■ **TASK TO CARRY OUT**: Working from the top of the listing below, retype each line through the line containing "(mdT) at (313,51)", both included, with no pictures.

■ **DATA EXTRACT**:

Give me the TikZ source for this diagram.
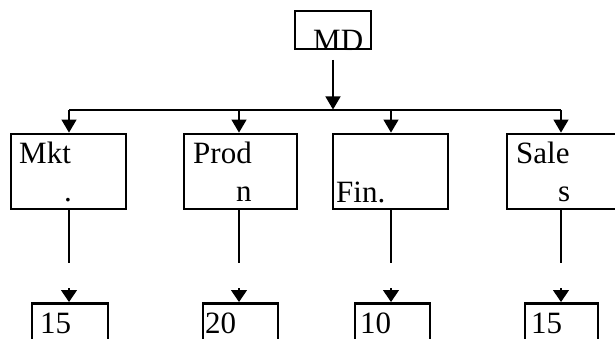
\documentclass[tikz,border=0pt]{standalone}
\usepackage{fontspec}
\setmainfont{Liberation Serif}
\usetikzlibrary{arrows.meta}
\begin{document}
\begin{tikzpicture}[x=1pt,y=-1pt,
  thinln/.style={line width=1.3pt},
  thickln/.style={line width=2.8pt},
  dept/.style={draw, thickln, inner sep=0pt, minimum height=75pt},
  unit/.style={draw, thickln, inner sep=0pt, anchor=north, minimum height=60pt},
  lbl/.style={anchor=base west, inner sep=0pt, font=\fontsize{31}{37}\selectfont},
  bigtip/.style={-{Triangle[width=15pt,length=13pt]}},
  smalltip/.style={-{Triangle[width=16pt,length=12pt]}}]
\useasboundingbox (0,0) rectangle (615,339);
\clip (0,0) rectangle (615,339);

% top box
\node[draw, thinln, inner sep=0pt, minimum width=76pt, minimum height=38pt] (md) at (333,30) {};
\node[lbl] (mdT) at (313,51) {MD};

% departments
\node[dept, minimum width=115pt] (mkt)  at (68.5,171.5) {};
\node[dept, minimum width=113pt] (prod) at (240.5,171.5) {};
\node[dept, minimum width=115pt] (fin)  at (390.5,171.5) {};
\node[dept, minimum width=115pt] (sale) at (564.5,171.5) {};

\node[lbl] (mktA)  at (19,164)  {Mkt};
\node[lbl] (mktB)  at (64,201)  {.};
\node[lbl] (prodA) at (193,164) {Prod};
\node[lbl] (prodB) at (236,201) {n};
\node[lbl] (finA)  at (336,202) {Fin.};
\node[lbl] (saleA) at (516,164) {Sale};
\node[lbl] (saleB) at (558,201) {s};

% staff units
\node[unit, minimum width=76pt] (u1) at (70,302) {};
\node[unit, minimum width=75pt] (u2) at (240.5,302) {};
\node[unit, minimum width=75pt] (u3) at (392.5,302) {};
\node[unit, minimum width=73pt] (u4) at (561.5,302) {};

\node[lbl] (u1T) at (40,333)  {15};
\node[lbl] (u2T) at (205,333) {20};
\node[lbl] (u3T) at (360,333) {10};
\node[lbl] (u4T) at (531,333) {15};

% bus and branch points
\coordinate (mdA) at (333,60);
\coordinate (bm) at (333,109.5);
\coordinate (b1) at (69,110);
\coordinate (b2) at (239,110);
\coordinate (b3) at (391,110);
\coordinate (b4) at (561,110);

\draw[thinln, bigtip] (mdA) -- (bm);
\draw[thinln] (b1) -- (b4);
\foreach \b/\d in {b1/mkt, b2/prod, b3/fin, b4/sale}
  \draw[thinln, bigtip] (\b) -- (\d.north -| \b);

% drops to the staff units
\foreach \b/\d/\u in {b1/mkt/u1, b2/prod/u2, b3/fin/u3, b4/sale/u4} {
  \coordinate (\u e) at ([yshift=-153pt]\b);
  \draw[thickln] (\d.south -| \b) -- (\u e);
  \draw[thinln, smalltip] ([yshift=-178pt]\b) -- (\u.north -| \b);
}
\end{tikzpicture}
\end{document}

■ **SOLUTION**:
Give me the TikZ source for this diagram.
\documentclass[tikz,border=0pt]{standalone}
\usepackage{fontspec}
\setmainfont{Liberation Serif}
\usetikzlibrary{arrows.meta}
\begin{document}
\begin{tikzpicture}[x=1pt,y=-1pt,
  thinln/.style={line width=1.3pt},
  thickln/.style={line width=2.8pt},
  dept/.style={draw, thickln, inner sep=0pt, minimum height=75pt},
  unit/.style={draw, thickln, inner sep=0pt, anchor=north, minimum height=60pt},
  lbl/.style={anchor=base west, inner sep=0pt, font=\fontsize{31}{37}\selectfont},
  bigtip/.style={-{Triangle[width=15pt,length=13pt]}},
  smalltip/.style={-{Triangle[width=16pt,length=12pt]}}]
\useasboundingbox (0,0) rectangle (615,339);
\clip (0,0) rectangle (615,339);

% top box
\node[draw, thinln, inner sep=0pt, minimum width=76pt, minimum height=38pt] (md) at (333,30) {};
\node[lbl] (mdT) at (313,51) {MD};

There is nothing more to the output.